Ça a l'air compliqué, mais ça ne l'est pas. Dans la loi, il y a deux façons d'exclure les gens des PC: par rapport à ce qu'ils ont (fortune), mais aussi par rapport à ce qu'ils gagnent (revenus). C'est sur ce deuxième point que porte l'article 11, brandi par Pierre-Yves Maillard.

«Ce que montre cet article 11, c'est que la fortune immobilière est prise en compte dans le calcul du revenu, à travers la valeur locative et une part de la valeur de la maison qu’on habite», appuie l'ex-conseiller d'Etat. Dit simplement, la fortune immobilière est bel et bien prise en compte dans le calcul des PC.

Exemple concret

Également joint ce 1er février, Philippe Nantermod persiste pourtant. «En tant qu'avocat, j'ai fait des demandes de PC pour des propriétaires, qui arrivent à en obtenir.»

L'homme de loi s'appuie par ailleurs sur le calculateur officiel de la Confédération. Dans son exemple, la personne témoin touche une rente de 25'000 francs par an. Celle-ci possède un bien immobilier d'une valeur fiscale de 367'000 francs — «la valeur fiscale médiane des biens immobiliers des ménages retraités», souligne-t-il — et déclare une dette hypothécaire résiduelle de 100'000 francs. Elle a le droit à une PC de 11'000 francs par an, quelque 900 francs par mois.

«Objectivement, c'est faux»

«Ici, la personne a 267’000 francs de fortune nette (fiscalisée) et a droit aux PC, constate Philippe Nantermod. Et ce, même si on sait que la valeur fiscale des bâtiments est souvent très inférieure à la valeur réelle.» Dans certains cas, on peut avoir une fortune nette de 400'000 francs et toucher des PC, ajoute-t-il.

Le détail de l'exemple avancé par Philippe Nantermod.
Photo: DR

«Objectivement, dire qu’une personne à la retraite qui est propriétaire de son bien immobilier n’a pas accès aux PC, c’est faux, insiste le trentenaire.
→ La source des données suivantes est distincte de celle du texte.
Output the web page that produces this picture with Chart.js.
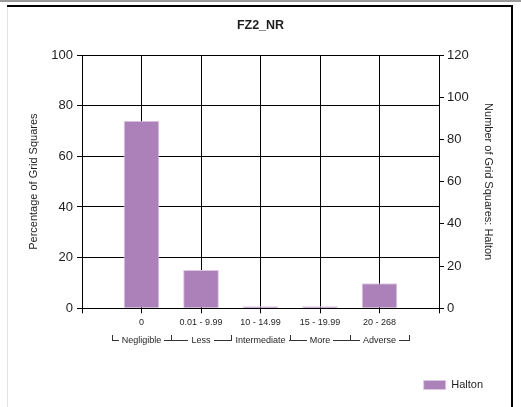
<!DOCTYPE html>
<html>
<head>
<meta charset="utf-8">
<script src="https://cdn.jsdelivr.net/npm/chart.js@4.4.0/dist/chart.umd.min.js"></script>
<style>
  html, body { margin: 0; padding: 0; background: #fff; overflow: hidden; }
  #wrap { width: 521px; height: 407px; }
</style>
</head>
<body>
<div id="wrap"><canvas id="chart" width="521" height="407"></canvas></div>
<script>
const chartTitle = 'FZ2_NR';
const categories = ['0', '0.01 - 9.99', '10 - 14.99', '15 - 19.99', '20 - 268'];
const groupLabels = ['Negligible', 'Less', 'Intermediate', 'More', 'Adverse'];
const seriesName = 'Halton';
const haltonPct = [74, 15.1, 0.8, 0.8, 9.9];
const leftAxisTitle = 'Percentage of Grid Squares';
const rightAxisTitle = 'Number of Grid Squares: Halton';
const leftMax = 100;
const rightMax = 120;
const tickStep = 20;

const FONT = "'Liberation Sans', Arial, sans-serif";
const TEXT = '#1e1e1e';

// empty slot at each end so the categories sit at 1..5 of a 0..6 axis
const xLabels = [''].concat(categories, ['']);
const xData = [null].concat(haltonPct, [null]);

// the outer frame of the original picture
const framePlugin = {
    id: 'frame',
    beforeDraw(chart) {
        const ctx = chart.ctx;
        ctx.save();
        ctx.fillStyle = '#fff';
        ctx.fillRect(0, 0, chart.width, chart.height);
        ctx.fillStyle = '#9a9a9a';
        ctx.fillRect(0, 0, chart.width, 2);
        ctx.fillStyle = '#e4e4e4';
        ctx.fillRect(7, 7, 1, chart.height);
        ctx.fillStyle = '#000';
        ctx.fillRect(7, 5, 506, 2);
        ctx.fillRect(511, 5, 2, chart.height);
        ctx.restore();
    }
};

// second row of x labels with bracket lines
const groupPlugin = {
    id: 'groups',
    afterDraw(chart) {
        const x = chart.scales.x;
        const ctx = chart.ctx;
        const yLine = 340;
        ctx.save();
        ctx.font = '9px ' + FONT;
        ctx.textAlign = 'center';
        ctx.textBaseline = 'middle';
        groupLabels.forEach((name, i) => {
            const l = Math.round(x.getPixelForValue(i + 0.5));
            const r = Math.round(x.getPixelForValue(i + 1.5));
            const mid = (l + r) / 2;
            const w = ctx.measureText(name).width;
            ctx.fillStyle = '#333';
            ctx.fillRect(l, yLine - 5, 1, 6);
            ctx.fillRect(r, yLine - 5, 1, 6);
            const t0 = Math.round(mid - w / 2 - 3);
            const t1 = Math.round(mid + w / 2 + 3);
            if (t0 > l) ctx.fillRect(l, yLine, t0 - l, 1);
            if (r > t1) ctx.fillRect(t1, yLine, r - t1 + 1, 1);
            ctx.fillStyle = TEXT;
            ctx.fillText(name, mid, yLine + 1);
        });
        ctx.restore();
    }
};

new Chart(document.getElementById('chart'), {
    type: 'bar',
    data: {
        labels: xLabels,
        datasets: [{
            label: seriesName,
            data: xData,
            backgroundColor: '#ac80b9',
            borderColor: '#dcc8e2',
            borderWidth: 1,
            categoryPercentage: 1,
            barPercentage: 0.6,
            yAxisID: 'y'
        }]
    },
    plugins: [framePlugin, groupPlugin],
    options: {
        responsive: false,
        animation: false,
        events: [],
        layout: { padding: { left: 0, right: 0, top: 0, bottom: 6.5 } },
        plugins: {
            title: {
                display: true,
                text: chartTitle,
                color: TEXT,
                font: { family: FONT, size: 12.5, weight: 'bold' },
                padding: { top: 18, bottom: 22 }
            },
            legend: {
                display: true,
                position: 'bottom',
                align: 'end',
                labels: {
                    color: TEXT,
                    font: { family: FONT, size: 11 },
                    boxWidth: 22,
                    boxHeight: 9,
                    padding: 38
                }
            },
            tooltip: { enabled: false }
        },
        scales: {
            x: {
                type: 'category',
                offset: false,
                grid: { offset: false, color: '#000', lineWidth: 1, tickLength: 5, drawTicks: true },
                border: { color: '#000', width: 1 },
                ticks: {
                    color: TEXT,
                    font: { family: FONT, size: 9 },
                    padding: 4,
                    maxRotation: 0,
                    autoSkip: false
                },
                afterFit(scale) { scale.height = 33.2; }
            },
            y: {
                position: 'left',
                min: 0,
                max: leftMax,
                grid: { color: '#000', lineWidth: 1, tickLength: 5 },
                border: { color: '#000', width: 1 },
                ticks: {
                    stepSize: tickStep,
                    color: TEXT,
                    font: { family: FONT, size: 13 },
                    padding: 4
                },
                title: {
                    display: true,
                    text: leftAxisTitle,
                    color: TEXT,
                    font: { family: FONT, size: 11 },
                    padding: { top: 27.4, bottom: 0 }
                },
                afterFit(scale) { scale.width = 82; }
            },
            y1: {
                position: 'right',
                min: 0,
                max: rightMax,
                grid: { drawOnChartArea: false, color: '#000', tickLength: 5 },
                border: { color: '#000', width: 1 },
                ticks: {
                    stepSize: tickStep,
                    color: TEXT,
                    font: { family: FONT, size: 13 },
                    padding: 3
                },
                title: {
                    display: true,
                    text: rightAxisTitle,
                    color: TEXT,
                    font: { family: FONT, size: 11 },
                    padding: { top: 26.4, bottom: 0 }
                },
                afterFit(scale) { scale.width = 82; }
            }
        }
    }
});
</script>
</body>
</html>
C’est même le contraire: dans la dernière réforme, il a été expressément décidé que la propriété du logement n’était pas un critère d’exclusion de principe des PC, contrairement au fait de disposer de liquidités.»

D'autres cas, d'autres résultats

Le sénateur lui rétorque une nouvelle fois que ce n'est pas ce qu'il a dit et qu'il n'a pas fait de généralité. «J'ai dit qu'il y a des propriétaires qui n'ont pas accès aux PC à cause de leur maison, c’est juste une évidence. Monsieur Nantermod a de nouveau tweeté trop vite», tacle Pierre-Yves Maillard.

Sur le fond, il n'est pas convaincu par les exemples avancés par Philippe Nantermod. «Ces exemples confirment ce que je dis: la prise en compte d’une partie de la valeur de la maison fait augmenter le revenu et affaiblit donc le droit aux PC. Et dans d'autres cas, que Monsieur Nantermod ne cite pas, cela aboutit à un refus de droit aux PC. Cela n’empêche qu’il ne faut jamais hésiter à demander les PC. Les exemples de Monsieur Nantermod montrent juste à quel point les bénéficiaires des PC ont aussi besoin de cette 13e rente, que l’initiative leur assure.»